Although often rebuffed by many purists, the concept of growth yield (yield on cost) may be one of the most important and beneficial concepts for retired investors to consider and understand. As I illustrated with this article, there are many benefits to be gleaned from a focus on growth yield. Its ability to empower investors to navigate troubled waters may be one of its most salient features. Its ability to facilitate the implementation of a sound and potentially-growing income-producing investment plan is another.
Perhaps somewhat ironically, focusing on a company with a history of increasing their dividends will most often simultaneously lead to a portfolio capable of generating high total returns. Dividends are paid out of earnings, and therefore, growing dividends typically come from companies that are growing their earnings. In the long run, earnings growth delivers commensurate capital appreciation and a growing dividend income stream.
Disclaimer: The opinions in this document are for informational and educational purposes only and should not be construed as a recommendation to buy or sell the stocks mentioned or to solicit transactions or clients.
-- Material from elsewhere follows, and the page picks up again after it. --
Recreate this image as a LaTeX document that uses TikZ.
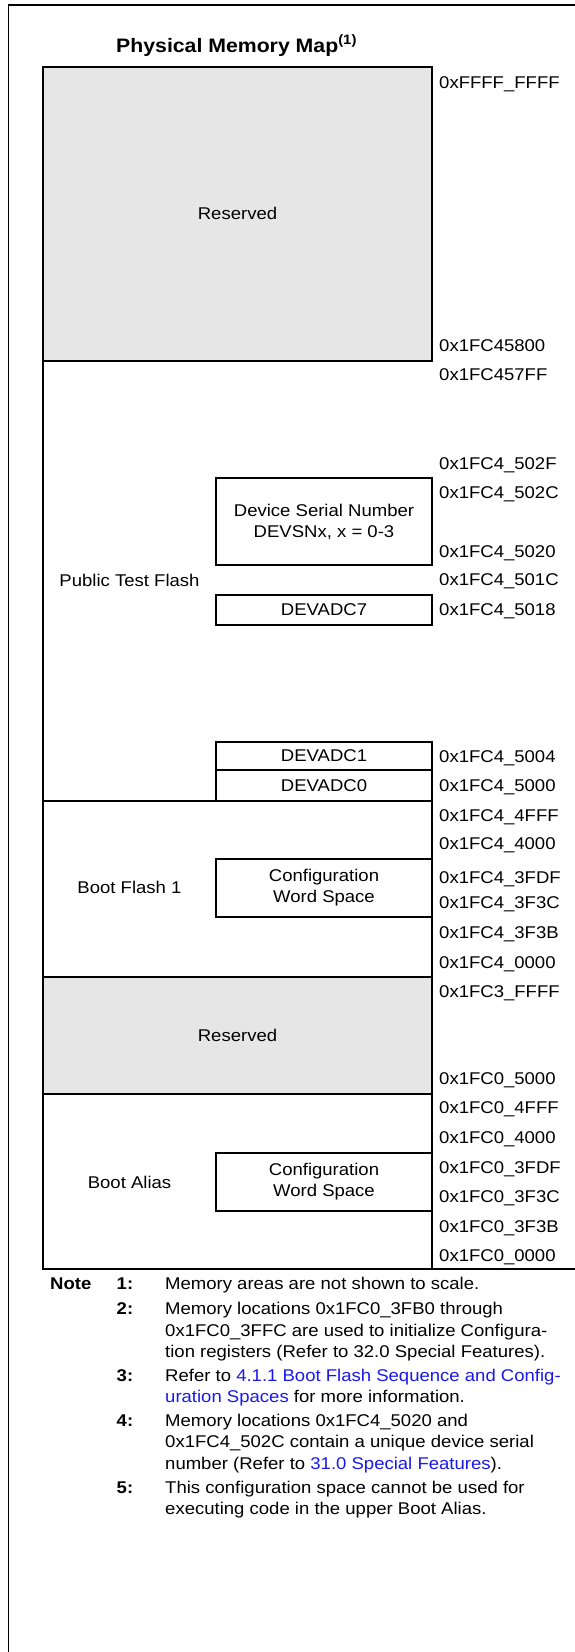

Past performance of the companies discussed may not continue and the companies may not achieve the earnings growth as predicted. The information in this document is believed to be accurate, but under no circumstances should a person act upon the information contained within. We do not recommend that anyone act upon any investment information without first consulting an investment advisor as to the suitability of such investments for his specific situation.
Disclosure: Long SWK and JNJ at the time of writing. The author is long JNJ, SWK.